📌 How to shift the blame for toxic content
Hello everyone, especially subscribers across the beautiful continent that is Europe. It’s my birthday tomorrow and, really, #BrexitDay is the worst possible gift.
There have been two big moderation stories over the past week — PTSD disclaimers and fresh Oversight Board news — so I’ve focused on those in case you missed them this week.
Thanks for reading — BW
The big platform blame game
The two big stories in content moderation this week were similar than we realised. Let me try and explain.
Last Friday, just after last week’s EiM newsletter hit your inboxes, the news broke that Accenture, the multinational professional services company, had forced moderators in the US to sign forms acknowledging that the job could cause post-traumatic stress disorder (PTSD).
Verge reporter Casey Newton, who broke the story called it:
the most explicit acknowledgement yet from a content moderation company that the job now being done by tens of thousands of people around the world can come with severe mental health consequences.
The Financial Times later confirmed that it was also happening in Accenture's European offices as well.
I’ve covered the debate about the mental health impact of moderation over the last 18 months (EiM #6, #EiM 40).
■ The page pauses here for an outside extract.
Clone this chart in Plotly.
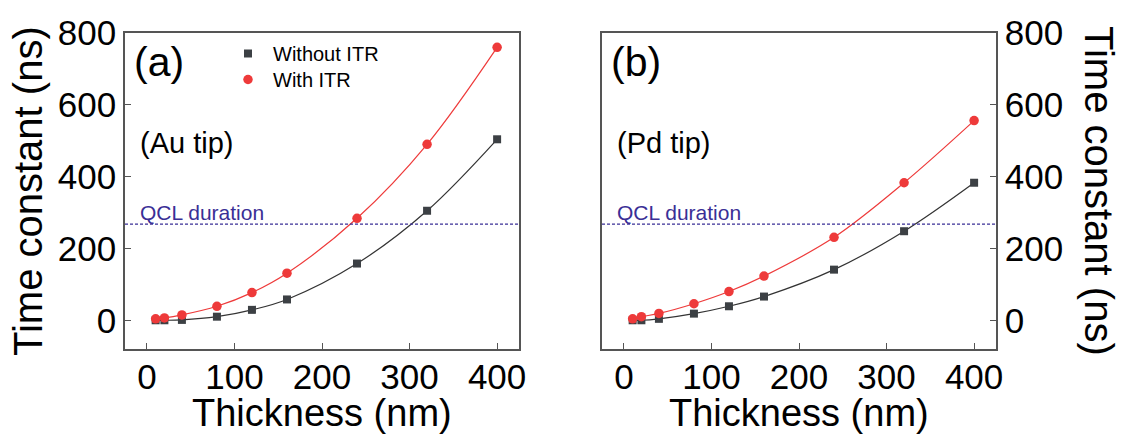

And so the quote from attorney Hugh Baran, who reviewed the Accenture documents, stood out. He said:
“[These companies are] trying to shift the blame onto workers and make them think that there’s something wrong in their own behaviour that is making them get injured.”
Hold that in your mind for a second.
On Tuesday, Facebook published an announcement about the bylaws and timelines that will govern the day-to-day operations of its 40-strong Oversight Board (I won’t go into detail here but you can read more via Vox).
The announcement, by Brent Harris, Facebook’s Director of Governance and Global Affairs, made me go back to Baran’s quote about blame and who actually owns responsibility for a decision. If you swap ‘workers’ for ‘board members’ and ‘injured’ for ‘banned’, his quote is as much a neat description for what the Oversight Board might end up becoming as it is the legal arse-covering at Accenture.
While I’m positive about Facebook providing a new means of challenging the way its community guidelines are enforced, we should also see the Oversight Board for what it is: a shinier, more respectable version of forcing people to take responsibility for problems that they didn't create and shouldn’t have to deal with the consequences of.
Our new Oversight Board overlord
As part of Facebook’s announcement this week, it also unveiled Thomas Hughes, former executive director of Article 19, as the new man in charge. He's got a tough job ahead, we can all agree that, but I’m mainly worried about the fact that the British human rights expert doesn’t seen to have a Facebook account. I couldn’t find him on a quick trawl - perhaps one of those anonymous trolls?
Not forgetting...
If you enjoyed last week’s EiM, this Time piece on the outsized effect of Section 230 on free speech and US democracy is for you.
The Growing Threat to Free Speech Online | Time
Politicians and celebrities are lining up to repeal Section 230. That would be hugely detrimental to free speech online.
This report by Coda Story on the Uighur Muslims being banished from TikTok includes an anecdote about how a user was allowed to create a handle in Latin but not Uighur. Grim.
Xinjiang's TikTok wipes away evidence of Uyghur persecution — Coda Follows Up
Activists say Uyghur language is disappearing from the app, while evidence of the government’s crackdown on Muslims has been censored.
My previous employer looks at the legacy of Molly Russell, the British 17-year-old that took her life after viewing online images of self-harm.
The tech giants pushed Molly Russell towards her death. Now she’s changing the digital world
A year ago last week, newspapers first reported the death of 14-year-old Molly Russell, who killed herself in November 2017 after seeing online images relating to self-harm and suicide. In the furore
It seems a bit cheeky for Twitch streamers to ask for CVs from prospective (volunteer) channel moderators. In any case, this one application raised a smile.
Streamer reveals what Twitch mod applications really look like
Twitch streamer Klaatu1 treated the world to the one of the best applications in the world from Dan, who wanted to be a Twitch moderator
This was new to me: Amazon Prime allows user-generated videos on their platform and pays people for how many video views they rack up. Unsurprisingly, there are some weird unmoderated videos floating about.
We watched weird stuff on Amazon Prime so you don’t have to
Nearly two-thirds of the videos on Amazon’s streaming service are user-generated content. Lots of them are ... odd.
Amazon’s Mechanical Turk is often used to train moderation models but, somewhat ironically, is full of content that violates its Acceptable Use Policy.
Amazon's Mechanical Turk: Horror Stories From the Inside
The workers of Mechanical Turk, Amazon’s on-demand micro-task platform, say they have encountered mutilated bodies, graphic videos of botched surgeries, and what appeared to be child pornography.